- [What you should do]
Return the material word for word. Do not include pictures.

- [Supplied material]
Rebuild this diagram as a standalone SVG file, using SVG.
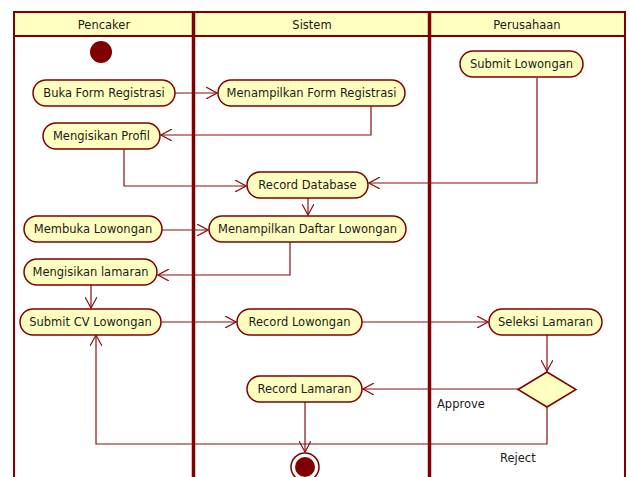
<svg xmlns="http://www.w3.org/2000/svg" width="630" height="477" viewBox="0 0 630 477">
<defs>
<style>
.lane{fill:none;stroke:#800000;stroke-width:2}
.div{stroke:#800000;stroke-width:3.5}
.hdr{fill:#FFFFC0;stroke:#800000;stroke-width:2}
.node rect{fill:#FFFFC0;stroke:#800000;stroke-width:1.5}
.t{font-family:"DejaVu Sans",sans-serif;font-size:11.5px;fill:#1a1a1a;text-anchor:middle;dominant-baseline:central}
.lbl{font-family:"DejaVu Sans",sans-serif;font-size:11.5px;fill:#1a1a1a}
.c{fill:none;stroke:#8a1010;stroke-width:1.2;marker-end:url(#arr)}
</style>
<marker id="arr" viewBox="0 0 12 12" refX="11" refY="6" markerWidth="12" markerHeight="12" markerUnits="userSpaceOnUse" orient="auto">
<path d="M0,0 L11,6 L0,12" fill="none" stroke="#8a1010" stroke-width="1.2"/>
</marker>
</defs>
<rect width="630" height="477" fill="#fff"/>
<g id="lanes">
<rect class="hdr" x="14" y="12" width="611" height="24"/>
<line class="lane" x1="14" y1="12" x2="14" y2="477"/>
<line class="lane" x1="625" y1="12" x2="625" y2="477"/>
<line class="div" x1="193.5" y1="12" x2="193.5" y2="477"/>
<line class="div" x1="429.5" y1="12" x2="429.5" y2="477"/>
<text class="t" x="104" y="25">Pencaker</text>
<text class="t" x="312" y="25">Sistem</text>
<text class="t" x="527" y="25">Perusahaan</text>
</g>
<g id="connectors">
<path class="c" d="M175,93 H217"/>
<path class="c" d="M371,106 V135 H161"/>
<path class="c" d="M124,149 V186 H246"/>
<path class="c" d="M537,78 V183 H369"/>
<path class="c" d="M308,198 V215"/>
<path class="c" d="M162,230 H208"/>
<path class="c" d="M290,242 V275 H158"/>
<path class="c" d="M91,285 V308"/>
<path class="c" d="M161,322 H236"/>
<path class="c" d="M362,322 H488"/>
<path class="c" d="M547,334 V371"/>
<path class="c" d="M518,389 H363"/>
<path class="c" d="M547,407 V444 H96 V335"/>
<path class="c" d="M305,402 V452"/>
<text class="lbl" x="437" y="408">Approve</text>
<text class="lbl" x="500" y="462">Reject</text>
</g>
<g id="start"><circle cx="101" cy="52" r="11" fill="#800000"/></g>
<g id="n1" class="node"><rect x="33" y="80" width="142" height="26" rx="13"/><text class="t" x="104" y="93">Buka Form Registrasi</text></g>
<g id="n2" class="node"><rect x="218" y="80" width="187" height="26" rx="13"/><text class="t" x="311.5" y="93">Menampilkan Form Registrasi</text></g>
<g id="n3" class="node"><rect x="460" y="51" width="123" height="26" rx="13"/><text class="t" x="521.5" y="64">Submit Lowongan</text></g>
<g id="n4" class="node"><rect x="43" y="123" width="117" height="26" rx="13"/><text class="t" x="101.5" y="136">Mengisikan Profil</text></g>
<g id="n5" class="node"><rect x="247" y="172" width="121" height="26" rx="13"/><text class="t" x="307.5" y="185">Record Database</text></g>
<g id="n6" class="node"><rect x="24" y="216" width="138" height="26" rx="13"/><text class="t" x="93" y="229">Membuka Lowongan</text></g>
<g id="n7" class="node"><rect x="209" y="216" width="197" height="26" rx="13"/><text class="t" x="307.5" y="229">Menampilkan Daftar Lowongan</text></g>
<g id="n8" class="node"><rect x="24" y="259" width="133" height="26" rx="13"/><text class="t" x="90.5" y="272">Mengisikan lamaran</text></g>
<g id="n9" class="node"><rect x="20" y="309" width="141" height="26" rx="13"/><text class="t" x="90.5" y="322">Submit CV Lowongan</text></g>
<g id="n10" class="node"><rect x="237" y="309" width="125" height="26" rx="13"/><text class="t" x="299.5" y="322">Record Lowongan</text></g>
<g id="n11" class="node"><rect x="489" y="309" width="113" height="26" rx="13"/><text class="t" x="545.5" y="322">Seleksi Lamaran</text></g>
<g id="n12" class="node"><rect x="247" y="376" width="115" height="26" rx="13"/><text class="t" x="304.5" y="389">Record Lamaran</text></g>
<g id="decision"><polygon points="518,389.5 547,372 576,389.5 547,407" fill="#FFFFC0" stroke="#800000" stroke-width="1.5"/></g>
<g id="end"><circle cx="305" cy="467" r="14" fill="#fff" stroke="#800000" stroke-width="1.5"/><circle cx="305" cy="467" r="10" fill="#800000"/></g>
</svg>
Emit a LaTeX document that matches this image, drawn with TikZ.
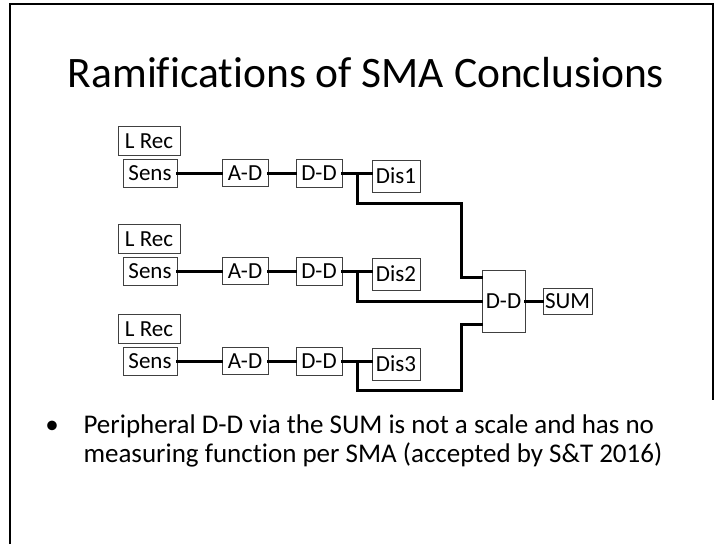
\documentclass[tikz,border=0pt]{standalone}
\usepackage{fontspec}
\setmainfont{Carlito}[Ligatures=NoCommon]
\usetikzlibrary{calc}
\begin{document}
\begin{tikzpicture}[x=1pt,y=-1pt,
  blk/.style={draw=black!75, line width=1pt, inner sep=0pt, font=\fontsize{23}{27}\selectfont, fill=white},
  wire/.style={line width=3pt, line cap=rect},
  frameline/.style={line width=2.5pt},
  bodytext/.style={font=\fontsize{27}{30}\selectfont}]
\useasboundingbox (0,0) rectangle (719,544);
\fill[white] (0,0) rectangle (719,544);
% slide frame
\draw[frameline] (10,544) -- (10,4) -- (713,4) -- (713,400);
% title
\node[anchor=base, font=\fontsize{43.5}{50}\selectfont] (title) at (366,87) {Ramifications of SMA Conclusions};
% three sensor chains
\foreach \r/\y/\f in {1/173/203, 2/271/301, 3/361/390}{
  \node[blk, minimum width=62pt, minimum height=29pt] (lrec\r) at (149,\y-32) {L Rec};
  \node[blk, minimum width=54pt, minimum height=28pt] (sens\r) at (150,\y) {Sens};
  \node[blk, minimum width=46pt, minimum height=27pt] (ad\r) at (245,\y) {A-D};
  \node[blk, minimum width=46pt, minimum height=28pt] (dd\r) at (319,\y) {D-D};
  \node[blk, minimum width=48pt, minimum height=32pt] (dis\r) at (396,\y+3) {Dis\r};
  \coordinate (j\r) at (357,\y);
  \coordinate (k\r) at (357,\f);
  \draw[wire] (sens\r.east) -- (ad\r.west);
  \draw[wire] (ad\r.east) -- (dd\r.west);
  \draw[wire] (dd\r.east) -- (dd\r.east -| dis\r.west);
}
% central combiner
\node[blk, minimum width=43pt, minimum height=62pt] (dds) at (503.5,301) {D-D};
\node[blk, minimum width=49pt, minimum height=26pt] (sum) at (567.5,301) {SUM};
\draw[wire] (dds.east) -- (sum.west);
\coordinate (in1) at ($(dds.west)+(0,-24)$);
\coordinate (in3) at ($(dds.west)+(0,23)$);
\draw[wire] (j1) -- (k1) -- (461,203) -- (461,277) -- (in1);
\draw[wire] (j2) -- (k2) -- (dds.west);
\draw[wire] (j3) -- (k3) -- (461,390) -- (461,324) -- (in3);
% bullet text
\node[anchor=base, bodytext] (bul) at (52,433) {•};
\node[anchor=base west, bodytext] (l1) at (80,433) {Peripheral D-D via the SUM is not a scale and has no};
\node[anchor=base west, bodytext] (l2) at (80,462) {measuring function per SMA (accepted by S\&T 2016)};
\end{tikzpicture}
\end{document}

- [The answer]
Rebuild this diagram as a standalone SVG file, using SVG.
<svg xmlns="http://www.w3.org/2000/svg" width="630" height="477" viewBox="0 0 630 477">
<defs>
<style>
.lane{fill:none;stroke:#800000;stroke-width:2}
.div{stroke:#800000;stroke-width:3.5}
.hdr{fill:#FFFFC0;stroke:#800000;stroke-width:2}
.node rect{fill:#FFFFC0;stroke:#800000;stroke-width:1.5}
.t{font-family:"DejaVu Sans",sans-serif;font-size:11.5px;fill:#1a1a1a;text-anchor:middle;dominant-baseline:central}
.lbl{font-family:"DejaVu Sans",sans-serif;font-size:11.5px;fill:#1a1a1a}
.c{fill:none;stroke:#8a1010;stroke-width:1.2;marker-end:url(#arr)}
</style>
<marker id="arr" viewBox="0 0 12 12" refX="11" refY="6" markerWidth="12" markerHeight="12" markerUnits="userSpaceOnUse" orient="auto">
<path d="M0,0 L11,6 L0,12" fill="none" stroke="#8a1010" stroke-width="1.2"/>
</marker>
</defs>
<rect width="630" height="477" fill="#fff"/>
<g id="lanes">
<rect class="hdr" x="14" y="12" width="611" height="24"/>
<line class="lane" x1="14" y1="12" x2="14" y2="477"/>
<line class="lane" x1="625" y1="12" x2="625" y2="477"/>
<line class="div" x1="193.5" y1="12" x2="193.5" y2="477"/>
<line class="div" x1="429.5" y1="12" x2="429.5" y2="477"/>
<text class="t" x="104" y="25">Pencaker</text>
<text class="t" x="312" y="25">Sistem</text>
<text class="t" x="527" y="25">Perusahaan</text>
</g>
<g id="connectors">
<path class="c" d="M175,93 H217"/>
<path class="c" d="M371,106 V135 H161"/>
<path class="c" d="M124,149 V186 H246"/>
<path class="c" d="M537,78 V183 H369"/>
<path class="c" d="M308,198 V215"/>
<path class="c" d="M162,230 H208"/>
<path class="c" d="M290,242 V275 H158"/>
<path class="c" d="M91,285 V308"/>
<path class="c" d="M161,322 H236"/>
<path class="c" d="M362,322 H488"/>
<path class="c" d="M547,334 V371"/>
<path class="c" d="M518,389 H363"/>
<path class="c" d="M547,407 V444 H96 V335"/>
<path class="c" d="M305,402 V452"/>
<text class="lbl" x="437" y="408">Approve</text>
<text class="lbl" x="500" y="462">Reject</text>
</g>
<g id="start"><circle cx="101" cy="52" r="11" fill="#800000"/></g>
<g id="n1" class="node"><rect x="33" y="80" width="142" height="26" rx="13"/><text class="t" x="104" y="93">Buka Form Registrasi</text></g>
<g id="n2" class="node"><rect x="218" y="80" width="187" height="26" rx="13"/><text class="t" x="311.5" y="93">Menampilkan Form Registrasi</text></g>
<g id="n3" class="node"><rect x="460" y="51" width="123" height="26" rx="13"/><text class="t" x="521.5" y="64">Submit Lowongan</text></g>
<g id="n4" class="node"><rect x="43" y="123" width="117" height="26" rx="13"/><text class="t" x="101.5" y="136">Mengisikan Profil</text></g>
<g id="n5" class="node"><rect x="247" y="172" width="121" height="26" rx="13"/><text class="t" x="307.5" y="185">Record Database</text></g>
<g id="n6" class="node"><rect x="24" y="216" width="138" height="26" rx="13"/><text class="t" x="93" y="229">Membuka Lowongan</text></g>
<g id="n7" class="node"><rect x="209" y="216" width="197" height="26" rx="13"/><text class="t" x="307.5" y="229">Menampilkan Daftar Lowongan</text></g>
<g id="n8" class="node"><rect x="24" y="259" width="133" height="26" rx="13"/><text class="t" x="90.5" y="272">Mengisikan lamaran</text></g>
<g id="n9" class="node"><rect x="20" y="309" width="141" height="26" rx="13"/><text class="t" x="90.5" y="322">Submit CV Lowongan</text></g>
<g id="n10" class="node"><rect x="237" y="309" width="125" height="26" rx="13"/><text class="t" x="299.5" y="322">Record Lowongan</text></g>
<g id="n11" class="node"><rect x="489" y="309" width="113" height="26" rx="13"/><text class="t" x="545.5" y="322">Seleksi Lamaran</text></g>
<g id="n12" class="node"><rect x="247" y="376" width="115" height="26" rx="13"/><text class="t" x="304.5" y="389">Record Lamaran</text></g>
<g id="decision"><polygon points="518,389.5 547,372 576,389.5 547,407" fill="#FFFFC0" stroke="#800000" stroke-width="1.5"/></g>
<g id="end"><circle cx="305" cy="467" r="14" fill="#fff" stroke="#800000" stroke-width="1.5"/><circle cx="305" cy="467" r="10" fill="#800000"/></g>
</svg>
Emit a LaTeX document that matches this image, drawn with TikZ.
\documentclass[tikz,border=0pt]{standalone}
\usepackage{fontspec}
\setmainfont{Carlito}[Ligatures=NoCommon]
\usetikzlibrary{calc}
\begin{document}
\begin{tikzpicture}[x=1pt,y=-1pt,
  blk/.style={draw=black!75, line width=1pt, inner sep=0pt, font=\fontsize{23}{27}\selectfont, fill=white},
  wire/.style={line width=3pt, line cap=rect},
  frameline/.style={line width=2.5pt},
  bodytext/.style={font=\fontsize{27}{30}\selectfont}]
\useasboundingbox (0,0) rectangle (719,544);
\fill[white] (0,0) rectangle (719,544);
% slide frame
\draw[frameline] (10,544) -- (10,4) -- (713,4) -- (713,400);
% title
\node[anchor=base, font=\fontsize{43.5}{50}\selectfont] (title) at (366,87) {Ramifications of SMA Conclusions};
% three sensor chains
\foreach \r/\y/\f in {1/173/203, 2/271/301, 3/361/390}{
  \node[blk, minimum width=62pt, minimum height=29pt] (lrec\r) at (149,\y-32) {L Rec};
  \node[blk, minimum width=54pt, minimum height=28pt] (sens\r) at (150,\y) {Sens};
  \node[blk, minimum width=46pt, minimum height=27pt] (ad\r) at (245,\y) {A-D};
  \node[blk, minimum width=46pt, minimum height=28pt] (dd\r) at (319,\y) {D-D};
  \node[blk, minimum width=48pt, minimum height=32pt] (dis\r) at (396,\y+3) {Dis\r};
  \coordinate (j\r) at (357,\y);
  \coordinate (k\r) at (357,\f);
  \draw[wire] (sens\r.east) -- (ad\r.west);
  \draw[wire] (ad\r.east) -- (dd\r.west);
  \draw[wire] (dd\r.east) -- (dd\r.east -| dis\r.west);
}
% central combiner
\node[blk, minimum width=43pt, minimum height=62pt] (dds) at (503.5,301) {D-D};
\node[blk, minimum width=49pt, minimum height=26pt] (sum) at (567.5,301) {SUM};
\draw[wire] (dds.east) -- (sum.west);
\coordinate (in1) at ($(dds.west)+(0,-24)$);
\coordinate (in3) at ($(dds.west)+(0,23)$);
\draw[wire] (j1) -- (k1) -- (461,203) -- (461,277) -- (in1);
\draw[wire] (j2) -- (k2) -- (dds.west);
\draw[wire] (j3) -- (k3) -- (461,390) -- (461,324) -- (in3);
% bullet text
\node[anchor=base, bodytext] (bul) at (52,433) {•};
\node[anchor=base west, bodytext] (l1) at (80,433) {Peripheral D-D via the SUM is not a scale and has no};
\node[anchor=base west, bodytext] (l2) at (80,462) {measuring function per SMA (accepted by S\&T 2016)};
\end{tikzpicture}
\end{document}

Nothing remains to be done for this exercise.